Moldova’s Liberal Democratic Party Turns Handmaid for Communists’ Return

May 16, 2024
James George Jatras
Deputy Director, AIU

Every turn in Moldova’s protracted political crisis is more bizarre than the last. The latest is the marriage of convenience between the leading party in the collapsed pro-Western coalition and the Communists!

Observing the political fragmentation in Chișinău is like witnessing a slow-motion train wreck. First came the December 2012 “Huntgate” scandal over the fatal shooting of a businessman and the subsequent cover-up implicating high justice officials. Then came the March 2013 fall of the government headed by Prime Minister Vlad Filat and his Liberal-Democratic Party. Then came the April 2013 ouster of Parliamentary Speaker Marian Lupu, whose Democratic Party had been Filat’s coalition partner in the now-defunct “Alliance for European Integration” (AIE). (The third coalition partner was Mihai Ghimpu’s Liberal Party.) At each juncture, vindictiveness and personal animus among the erstwhile political partners seemed to take precedence over calculation of political advantage, to say nothing of the welfare of Moldova’s citizens.

Now the farce continues with a series of laws enacted by what the Washington-based (and stridently anti-Russian) Jamestown Foundation calls the “evolving majority” of Filat’s Liberal Democrats and former president Vladimir Voronin’s Communist Party. Ostensibly representing diametrically opposed agendas, the Liberal Democratic/Communist combination has rammed through a package of seven laws, including transferring authority over Moldova’s Anti-Corruption Center away from Lupu’s Democrats, recognizing passports from the Soviet era (which benefits the Communists), and implementing electoral “reforms” of uncertain impact. Jamestown characterizes the package as intended to “on the one hand stop and reverse [billionaire Vlad] Plahotniuc’s moves to control the political system, while on the other hand seek to ensure that the work of governance continues, and the European integration agenda remains on course.” A less charitable reading is that the Liberal Democrat/Communist “evolving majority” is trying to disadvantage in every possible way Filat’s former coalition partners -- Lupu (with whose party Plahotniuc is affiliated) and Ghimpu.

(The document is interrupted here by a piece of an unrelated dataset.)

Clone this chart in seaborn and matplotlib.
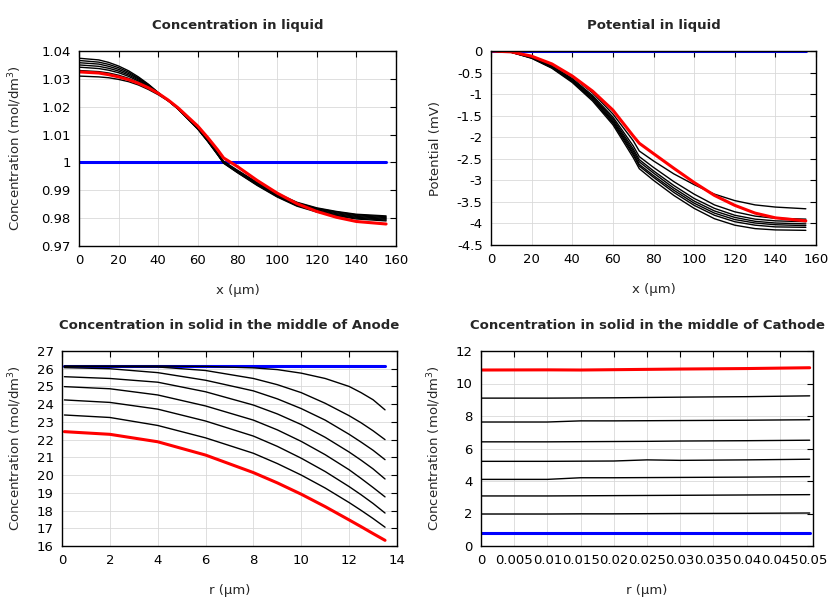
import numpy as np
import pandas as pd
import matplotlib
matplotlib.use("Agg")
import matplotlib.pyplot as plt
import seaborn as sns
from matplotlib.ticker import MultipleLocator, FuncFormatter

# ---------------- data ----------------
# Concentration in liquid (mol/dm3) vs x (um)
x_cl = [0, 10, 15, 20, 25, 30, 35, 40, 45, 50, 60, 65, 70, 73, 80, 90, 100, 110, 120, 130, 140, 155]
cl_initial = [1.0] * len(x_cl)
cl_t1 = [1.0374, 1.0368, 1.0359, 1.0346, 1.0329, 1.0307, 1.0281, 1.0251, 1.0222, 1.0191, 1.0119, 1.0075, 1.0027, 0.9997, 0.9963, 0.9917, 0.9876, 0.9843, 0.9822, 0.9808, 0.9797, 0.9790]
cl_t2 = [1.0366, 1.0360, 1.0352, 1.0340, 1.0324, 1.0303, 1.0279, 1.0250, 1.0222, 1.0192, 1.0120, 1.0076, 1.0028, 0.9998, 0.9964, 0.9919, 0.9878, 0.9845, 0.9825, 0.9810, 0.9800, 0.9793]
cl_t3 = [1.0358, 1.0353, 1.0345, 1.0334, 1.0319, 1.0300, 1.0277, 1.0249, 1.0222, 1.0193, 1.0121, 1.0077, 1.0029, 0.9999, 0.9966, 0.9920, 0.9880, 0.9848, 0.9827, 0.9813, 0.9803, 0.9796]
cl_t4 = [1.0350, 1.0345, 1.0338, 1.0328, 1.0314, 1.0296, 1.0274, 1.0248, 1.0222, 1.0193, 1.0122, 1.0078, 1.0030, 1.0000, 0.9967, 0.9922, 0.9882, 0.9850, 0.9830, 0.9816, 0.9806, 0.9799]
cl_t5 = [1.0342, 1.0337, 1.0331, 1.0322, 1.0309, 1.0292, 1.0271, 1.0247, 1.0222, 1.0193, 1.0123, 1.0079, 1.0031, 1.0001, 0.9968, 0.9924, 0.9884, 0.9852, 0.9833, 0.9819, 0.9809, 0.9802]
cl_t6 = [1.0330, 1.0326, 1.0321, 1.0313, 1.0302, 1.0287, 1.0268, 1.0246, 1.0222, 1.0194, 1.0124, 1.0080, 1.0032, 1.0002, 0.9970, 0.9926, 0.9887, 0.9855, 0.9835, 0.9822, 0.9812, 0.9805]
cl_t7 = [1.0310, 1.0307, 1.0304, 1.0298, 1.0290, 1.0278, 1.0262, 1.0243, 1.0221, 1.0195, 1.0126, 1.0082, 1.0034, 1.0004, 0.9972, 0.9928, 0.9889, 0.9857, 0.9837, 0.9824, 0.9814, 0.9808]
cl_final = [1.0325, 1.0321, 1.0315, 1.0307, 1.0297, 1.0284, 1.0268, 1.0248, 1.0224, 1.0196, 1.0130, 1.0089, 1.0045, 1.0016, 0.9985, 0.9935, 0.9890, 0.9852, 0.9824, 0.9803, 0.9788, 0.9779]

# Potential in liquid (mV) vs x (um)
x_pl = [0, 10, 20, 30, 40, 50, 60, 70, 73, 80, 90, 100, 110, 120, 130, 140, 155]
pl_initial = [0.0] * len(x_pl)
pl_t1 = [0, -0.02, -0.13, -0.32, -0.60, -0.97, -1.46, -2.08, -2.32, -2.55, -2.85, -3.10, -3.32, -3.47, -3.57, -3.62, -3.66]
pl_t2 = [0, -0.02, -0.14, -0.35, -0.64, -1.03, -1.53, -2.20, -2.45, -2.70, -3.03, -3.32, -3.57, -3.73, -3.83, -3.88, -3.90]
pl_t3 = [0, -0.02, -0.15, -0.36, -0.66, -1.06, -1.57, -2.27, -2.52, -2.78, -3.12, -3.42, -3.65, -3.81, -3.90, -3.94, -3.96]
pl_t4 = [0, -0.02, -0.15, -0.37, -0.68, -1.08, -1.61, -2.32, -2.57, -2.83, -3.18, -3.48, -3.71, -3.86, -3.95, -3.99, -4.01]
pl_t5 = [0, -0.03, -0.16, -0.38, -0.70, -1.11, -1.64, -2.37, -2.63, -2.89, -3.23, -3.53, -3.76, -3.91, -3.99, -4.03, -4.05]
pl_t6 = [0, -0.03, -0.16, -0.39, -0.71, -1.13, -1.67, -2.41, -2.67, -2.93, -3.28, -3.58, -3.81, -3.96, -4.04, -4.08, -4.09]
pl_t7 = [0, -0.03, -0.17, -0.40, -0.73, -1.16, -1.71, -2.47, -2.73, -3.00, -3.35, -3.65, -3.89, -4.04, -4.12, -4.15, -4.16]
pl_final = [0, -0.02, -0.12, -0.30, -0.58, -0.93, -1.37, -1.97, -2.14, -2.38, -2.72, -3.05, -3.35, -3.58, -3.76, -3.87, -3.94]

# Concentration in solid, middle of anode (mol/dm3) vs r (um)
r_an = [0.1, 2, 4, 6, 8, 9, 10, 11, 12, 12.5, 13, 13.5]
ca_initial = [26.15] * len(r_an)
ca_t1 = [26.15, 26.15, 26.15, 26.13, 26.05, 25.95, 25.75, 25.45, 25.00, 24.65, 24.25, 23.68]
ca_t2 = [26.13, 26.12, 26.10, 25.90, 25.45, 25.10, 24.65, 24.05, 23.35, 22.95, 22.50, 22.00]
ca_t3 = [26.06, 26.00, 25.78, 25.35, 24.75, 24.30, 23.75, 23.10, 22.30, 21.86, 21.40, 20.87]
ca_t4 = [25.55, 25.45, 25.24, 24.70, 23.95, 23.45, 22.85, 22.13, 21.30, 20.84, 20.35, 19.78]
ca_t5 = [24.99, 24.87, 24.52, 23.90, 23.10, 22.55, 21.90, 21.15, 20.30, 19.81, 19.30, 18.77]
ca_t6 = [24.24, 24.10, 23.72, 23.05, 22.20, 21.62, 20.95, 20.20, 19.35, 18.89, 18.40, 17.86]
ca_t7 = [23.39, 23.25, 22.80, 22.10, 21.23, 20.65, 20.00, 19.27, 18.45, 18.01, 17.55, 17.06]
ca_final = [22.45, 22.30, 21.88, 21.13, 20.14, 19.56, 18.92, 18.22, 17.47, 17.09, 16.70, 16.32]

# Concentration in solid, middle of cathode (mol/dm3) vs r (um)
r_ca = [0.0, 0.01, 0.015, 0.02, 0.025, 0.03, 0.04, 0.0495]
cc_initial = [0.78] * len(r_ca)
cc_t1 = [1.97, 1.97, 1.98, 1.98, 1.99, 2.00, 2.01, 2.03]
cc_t2 = [3.08, 3.08, 3.09, 3.10, 3.11, 3.12, 3.14, 3.16]
cc_t3 = [4.10, 4.10, 4.20, 4.20, 4.21, 4.22, 4.24, 4.27]
cc_t4 = [5.21, 5.21, 5.22, 5.23, 5.30, 5.27, 5.30, 5.34]
cc_t5 = [6.41, 6.41, 6.42, 6.43, 6.44, 6.46, 6.48, 6.51]
cc_t6 = [7.63, 7.63, 7.70, 7.70, 7.71, 7.72, 7.74, 7.77]
cc_t7 = [9.10, 9.10, 9.11, 9.12, 9.14, 9.16, 9.19, 9.24]
cc_final = [10.83, 10.84, 10.83, 10.85, 10.87, 10.89, 10.92, 10.97]

# ---------------- style ----------------
sns.set_theme(style="white")
plt.rcParams["font.family"] = ["DejaVu Sans"]
plt.rcParams["mathtext.fontset"] = "dejavusans"

fig = plt.figure(figsize=(8.4, 6.0), dpi=100)

def make_ax(l, r, t, b):
    return fig.add_axes([l / 840, 1 - b / 600, (r - l) / 840, (b - t) / 600])

ax1 = make_ax(79, 396, 51, 246)
ax2 = make_ax(491, 816, 51, 245)
ax3 = make_ax(62, 397, 351, 546)
ax4 = make_ax(481, 813, 351, 546)

fmt = FuncFormatter(lambda v, p: "%g" % round(v, 6))

def draw(ax, x, initial, blacks, final):
    sns.lineplot(x=x, y=initial, ax=ax, color="#0000ff", linewidth=2.2,
                 estimator=None, sort=False, legend=False)
    for b in blacks:
        sns.lineplot(x=x, y=b, ax=ax, color="black", linewidth=1.0,
                     estimator=None, sort=False, legend=False)
    sns.lineplot(x=x, y=final, ax=ax, color="#ff0000", linewidth=2.2,
                 estimator=None, sort=False, legend=False)

def style(ax, title, xlabel, ylabel, xlim, ylim, xstep, ystep, ypad):
    ax.set_xlim(*xlim)
    ax.set_ylim(*ylim)
    ax.xaxis.set_major_locator(MultipleLocator(xstep))
    ax.yaxis.set_major_locator(MultipleLocator(ystep))
    ax.xaxis.set_major_formatter(fmt)
    ax.yaxis.set_major_formatter(fmt)
    ax.grid(True, color="#d9d9d9", linewidth=0.6)
    ax.set_axisbelow(True)
    for s in ax.spines.values():
        s.set_visible(True)
        s.set_color("black")
        s.set_linewidth(1.0)
    ax.tick_params(direction="in", length=4, width=0.8, top=True, right=True,
                   labelsize=9.5, colors="black", pad=6)
    ax.set_title(title, fontsize=9.5, fontweight="bold", pad=16)
    ax.set_xlabel(xlabel, fontsize=9.5, labelpad=12)
    ax.set_ylabel(ylabel, fontsize=9.5, labelpad=ypad)

draw(ax1, x_cl, cl_initial, [cl_t1, cl_t2, cl_t3, cl_t4, cl_t5, cl_t6, cl_t7], cl_final)
style(ax1, "Concentration in liquid", "x (µm)", "Concentration (mol/dm$^3$)",
      (0, 160), (0.97, 1.04), 20, 0.01, 12)

draw(ax2, x_pl, pl_initial, [pl_t1, pl_t2, pl_t3, pl_t4, pl_t5, pl_t6, pl_t7], pl_final)
style(ax2, "Potential in liquid", "x (µm)", "Potential (mV)",
      (0, 160), (-4.5, 0), 20, 0.5, 11)

draw(ax3, r_an, ca_initial, [ca_t1, ca_t2, ca_t3, ca_t4, ca_t5, ca_t6, ca_t7], ca_final)
style(ax3, "Concentration in solid in the middle of Anode", "r (µm)", "Concentration (mol/dm$^3$)",
      (0, 14), (16, 27), 2, 1, 9)

draw(ax4, r_ca, cc_initial, [cc_t1, cc_t2, cc_t3, cc_t4, cc_t5, cc_t6, cc_t7], cc_final)
style(ax4, "Concentration in solid in the middle of Cathode", "r (µm)", "Concentration (mol/dm$^3$)",
      (0, 0.05), (0, 12), 0.005, 2, 9)

fig.savefig("out.png", dpi=100)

The transfer of authority over the Anti-Corruption Center is hardly incidental of course. Filat himself has been accused of corruption and was voted out of office in March by none other than the Communists, who now say that the very same Filat is not corrupt, now that he is their political ally. In giving their support to placing the Anti-corruption Center – which had brought criminal charges against members of Filat’s Cabinet – directly under the control of the Government (that is to say, of Filat), the Communists have joined with the Liberal Democrats in ensuring the effective end of all corruption cases against Filat and his minions.

Adding to the tragicomic aspect, Jamestown suggests that the goings-on in Chișinău “must not jeopardize Moldova’s front-runner position among the European Union’s six Eastern Partner countries to conclude association, trade, and visa-liberalization agreements with the EU at the upcoming Vilnius summit.” If Moldova is still a “front-runner” in anyone’s reckoning, one shudders to think what the rest of the field must look like. Perhaps a better recent characterization, also from Jamestown, is “Moldovan Politics Begin to Resemble Post-Orange Revolution Ukraine.”

It should be kept in mind that Moldova’s supposedly leading position among the EaP countries had rested precisely on claimed reforms – most of all, ironically, on anti-corruption and legal reforms to bring Molodva’s standards into ostensible alignment with those of the EU – which are the most obvious casualties of the maneuverings in Chișinău. These had been advertised as Moldova’s chief strengths in a 2011 report by the European Commission and the High Representative for Foreign Affairs on five EaP countries’ progress, which “repeatedly commended” Moldova “for its close cooperation on implementing the EU standards.” At this point, the gaping chasm between those same EU standards and Moldova’s dismal performance must negate any suggestion that Chișinău should be offered an Association Agreement in Vilnius.

About the only thing one can really say about the latest chapter in the ongoing spectacle in Moldova is that these latest developments signify, on the one hand, the EU's and its Eastern Partnership’s complete failure in Moldova and, on the other hand, a huge win for Moscow and the Eurasian Union. In effectively bringing the Communists to power, Filat has shown himself willing to betray democracy and “European values” to avenge perceived slights at the hands of his rivals, including someone – Plahotniuc – regarded by some as a mafia boss. But the EU hardly has any choice now but to condemn the alliance between Filat and the Communists, which could lead to the restoration of the mafia state that existed under Communist leader Voronin (and his billionaire son Oleg). Meanwhile, Filat’s Liberal Democratic Party, despite its temporary tactical advantage over Lupu and Ghimpu, is likely, in turn, to be destroyed and compromised by the Communists.

The bottom line: Moscow wins, Brussels and Washington lose.